WHAT IS EXPECTED:
Retype the material word for word.

DATA:
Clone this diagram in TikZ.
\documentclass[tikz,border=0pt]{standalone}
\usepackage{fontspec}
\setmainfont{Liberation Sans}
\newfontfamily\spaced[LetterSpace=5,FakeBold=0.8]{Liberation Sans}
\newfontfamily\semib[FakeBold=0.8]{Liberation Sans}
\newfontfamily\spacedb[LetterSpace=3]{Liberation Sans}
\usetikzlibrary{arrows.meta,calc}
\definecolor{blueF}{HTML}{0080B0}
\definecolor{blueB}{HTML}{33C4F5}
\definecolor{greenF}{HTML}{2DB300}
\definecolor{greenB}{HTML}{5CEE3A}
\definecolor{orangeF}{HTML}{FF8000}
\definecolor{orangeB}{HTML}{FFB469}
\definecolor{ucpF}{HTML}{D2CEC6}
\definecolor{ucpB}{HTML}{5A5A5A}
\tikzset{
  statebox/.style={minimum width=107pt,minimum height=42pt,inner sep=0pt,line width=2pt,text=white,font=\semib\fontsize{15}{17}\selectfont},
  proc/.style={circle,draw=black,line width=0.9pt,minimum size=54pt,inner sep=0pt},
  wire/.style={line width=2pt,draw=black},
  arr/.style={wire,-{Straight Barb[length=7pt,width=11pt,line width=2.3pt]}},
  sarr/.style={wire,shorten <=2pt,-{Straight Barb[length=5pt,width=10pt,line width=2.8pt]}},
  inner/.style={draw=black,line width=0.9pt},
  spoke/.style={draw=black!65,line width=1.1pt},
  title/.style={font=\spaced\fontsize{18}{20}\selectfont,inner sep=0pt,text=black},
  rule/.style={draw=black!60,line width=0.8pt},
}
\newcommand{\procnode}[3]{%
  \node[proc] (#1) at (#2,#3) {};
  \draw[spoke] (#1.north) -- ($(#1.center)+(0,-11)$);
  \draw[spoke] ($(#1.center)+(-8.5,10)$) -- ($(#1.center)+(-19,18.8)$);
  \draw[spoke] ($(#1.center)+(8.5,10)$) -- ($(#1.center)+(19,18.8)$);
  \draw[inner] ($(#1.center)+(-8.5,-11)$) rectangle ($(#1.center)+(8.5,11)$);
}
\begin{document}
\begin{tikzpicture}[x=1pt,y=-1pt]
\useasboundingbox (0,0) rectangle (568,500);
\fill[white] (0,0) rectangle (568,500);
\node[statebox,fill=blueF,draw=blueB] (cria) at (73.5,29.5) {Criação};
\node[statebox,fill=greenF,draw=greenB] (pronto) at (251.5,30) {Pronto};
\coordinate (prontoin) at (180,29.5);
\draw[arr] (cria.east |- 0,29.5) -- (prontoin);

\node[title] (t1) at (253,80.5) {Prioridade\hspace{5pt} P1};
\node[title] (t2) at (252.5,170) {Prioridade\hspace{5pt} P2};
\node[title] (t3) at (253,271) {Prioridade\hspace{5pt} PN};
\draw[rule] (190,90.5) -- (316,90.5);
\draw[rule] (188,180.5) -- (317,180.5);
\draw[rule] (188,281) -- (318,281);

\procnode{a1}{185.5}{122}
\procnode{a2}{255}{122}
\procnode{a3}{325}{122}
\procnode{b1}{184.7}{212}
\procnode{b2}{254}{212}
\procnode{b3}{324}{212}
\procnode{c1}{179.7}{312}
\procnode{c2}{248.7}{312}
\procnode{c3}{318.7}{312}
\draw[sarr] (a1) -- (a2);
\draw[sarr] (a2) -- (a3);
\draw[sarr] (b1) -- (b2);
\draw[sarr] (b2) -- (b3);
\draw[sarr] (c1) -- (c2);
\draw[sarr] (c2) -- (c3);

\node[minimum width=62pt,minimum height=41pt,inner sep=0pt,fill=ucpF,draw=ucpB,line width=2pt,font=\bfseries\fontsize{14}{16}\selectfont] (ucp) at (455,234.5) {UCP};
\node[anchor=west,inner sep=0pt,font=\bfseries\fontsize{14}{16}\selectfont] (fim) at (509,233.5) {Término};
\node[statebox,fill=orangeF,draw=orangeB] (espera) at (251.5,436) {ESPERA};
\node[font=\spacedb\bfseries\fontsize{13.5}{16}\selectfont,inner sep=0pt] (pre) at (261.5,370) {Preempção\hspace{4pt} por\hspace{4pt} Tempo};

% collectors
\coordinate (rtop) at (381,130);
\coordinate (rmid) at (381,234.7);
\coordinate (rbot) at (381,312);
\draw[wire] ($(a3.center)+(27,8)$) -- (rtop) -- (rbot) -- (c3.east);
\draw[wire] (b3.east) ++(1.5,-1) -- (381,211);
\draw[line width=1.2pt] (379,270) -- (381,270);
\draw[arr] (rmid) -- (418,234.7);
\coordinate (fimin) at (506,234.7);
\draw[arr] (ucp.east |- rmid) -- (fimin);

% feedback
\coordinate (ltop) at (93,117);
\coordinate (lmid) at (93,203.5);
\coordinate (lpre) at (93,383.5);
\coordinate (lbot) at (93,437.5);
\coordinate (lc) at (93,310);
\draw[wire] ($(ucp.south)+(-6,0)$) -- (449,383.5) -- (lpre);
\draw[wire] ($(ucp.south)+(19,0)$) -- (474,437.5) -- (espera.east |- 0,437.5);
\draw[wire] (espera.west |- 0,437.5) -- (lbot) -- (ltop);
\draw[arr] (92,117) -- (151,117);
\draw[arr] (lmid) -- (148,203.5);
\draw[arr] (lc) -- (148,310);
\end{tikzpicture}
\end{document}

SOLUTION BELOW:
Clone this diagram in TikZ.
\documentclass[tikz,border=0pt]{standalone}
\usepackage{fontspec}
\setmainfont{Liberation Sans}
\newfontfamily\spaced[LetterSpace=5,FakeBold=0.8]{Liberation Sans}
\newfontfamily\semib[FakeBold=0.8]{Liberation Sans}
\newfontfamily\spacedb[LetterSpace=3]{Liberation Sans}
\usetikzlibrary{arrows.meta,calc}
\definecolor{blueF}{HTML}{0080B0}
\definecolor{blueB}{HTML}{33C4F5}
\definecolor{greenF}{HTML}{2DB300}
\definecolor{greenB}{HTML}{5CEE3A}
\definecolor{orangeF}{HTML}{FF8000}
\definecolor{orangeB}{HTML}{FFB469}
\definecolor{ucpF}{HTML}{D2CEC6}
\definecolor{ucpB}{HTML}{5A5A5A}
\tikzset{
  statebox/.style={minimum width=107pt,minimum height=42pt,inner sep=0pt,line width=2pt,text=white,font=\semib\fontsize{15}{17}\selectfont},
  proc/.style={circle,draw=black,line width=0.9pt,minimum size=54pt,inner sep=0pt},
  wire/.style={line width=2pt,draw=black},
  arr/.style={wire,-{Straight Barb[length=7pt,width=11pt,line width=2.3pt]}},
  sarr/.style={wire,shorten <=2pt,-{Straight Barb[length=5pt,width=10pt,line width=2.8pt]}},
  inner/.style={draw=black,line width=0.9pt},
  spoke/.style={draw=black!65,line width=1.1pt},
  title/.style={font=\spaced\fontsize{18}{20}\selectfont,inner sep=0pt,text=black},
  rule/.style={draw=black!60,line width=0.8pt},
}
\newcommand{\procnode}[3]{%
  \node[proc] (#1) at (#2,#3) {};
  \draw[spoke] (#1.north) -- ($(#1.center)+(0,-11)$);
  \draw[spoke] ($(#1.center)+(-8.5,10)$) -- ($(#1.center)+(-19,18.8)$);
  \draw[spoke] ($(#1.center)+(8.5,10)$) -- ($(#1.center)+(19,18.8)$);
  \draw[inner] ($(#1.center)+(-8.5,-11)$) rectangle ($(#1.center)+(8.5,11)$);
}
\begin{document}
\begin{tikzpicture}[x=1pt,y=-1pt]
\useasboundingbox (0,0) rectangle (568,500);
\fill[white] (0,0) rectangle (568,500);
\node[statebox,fill=blueF,draw=blueB] (cria) at (73.5,29.5) {Criação};
\node[statebox,fill=greenF,draw=greenB] (pronto) at (251.5,30) {Pronto};
\coordinate (prontoin) at (180,29.5);
\draw[arr] (cria.east |- 0,29.5) -- (prontoin);

\node[title] (t1) at (253,80.5) {Prioridade\hspace{5pt} P1};
\node[title] (t2) at (252.5,170) {Prioridade\hspace{5pt} P2};
\node[title] (t3) at (253,271) {Prioridade\hspace{5pt} PN};
\draw[rule] (190,90.5) -- (316,90.5);
\draw[rule] (188,180.5) -- (317,180.5);
\draw[rule] (188,281) -- (318,281);

\procnode{a1}{185.5}{122}
\procnode{a2}{255}{122}
\procnode{a3}{325}{122}
\procnode{b1}{184.7}{212}
\procnode{b2}{254}{212}
\procnode{b3}{324}{212}
\procnode{c1}{179.7}{312}
\procnode{c2}{248.7}{312}
\procnode{c3}{318.7}{312}
\draw[sarr] (a1) -- (a2);
\draw[sarr] (a2) -- (a3);
\draw[sarr] (b1) -- (b2);
\draw[sarr] (b2) -- (b3);
\draw[sarr] (c1) -- (c2);
\draw[sarr] (c2) -- (c3);

\node[minimum width=62pt,minimum height=41pt,inner sep=0pt,fill=ucpF,draw=ucpB,line width=2pt,font=\bfseries\fontsize{14}{16}\selectfont] (ucp) at (455,234.5) {UCP};
\node[anchor=west,inner sep=0pt,font=\bfseries\fontsize{14}{16}\selectfont] (fim) at (509,233.5) {Término};
\node[statebox,fill=orangeF,draw=orangeB] (espera) at (251.5,436) {ESPERA};
\node[font=\spacedb\bfseries\fontsize{13.5}{16}\selectfont,inner sep=0pt] (pre) at (261.5,370) {Preempção\hspace{4pt} por\hspace{4pt} Tempo};

% collectors
\coordinate (rtop) at (381,130);
\coordinate (rmid) at (381,234.7);
\coordinate (rbot) at (381,312);
\draw[wire] ($(a3.center)+(27,8)$) -- (rtop) -- (rbot) -- (c3.east);
\draw[wire] (b3.east) ++(1.5,-1) -- (381,211);
\draw[line width=1.2pt] (379,270) -- (381,270);
\draw[arr] (rmid) -- (418,234.7);
\coordinate (fimin) at (506,234.7);
\draw[arr] (ucp.east |- rmid) -- (fimin);

% feedback
\coordinate (ltop) at (93,117);
\coordinate (lmid) at (93,203.5);
\coordinate (lpre) at (93,383.5);
\coordinate (lbot) at (93,437.5);
\coordinate (lc) at (93,310);
\draw[wire] ($(ucp.south)+(-6,0)$) -- (449,383.5) -- (lpre);
\draw[wire] ($(ucp.south)+(19,0)$) -- (474,437.5) -- (espera.east |- 0,437.5);
\draw[wire] (espera.west |- 0,437.5) -- (lbot) -- (ltop);
\draw[arr] (92,117) -- (151,117);
\draw[arr] (lmid) -- (148,203.5);
\draw[arr] (lc) -- (148,310);
\end{tikzpicture}
\end{document}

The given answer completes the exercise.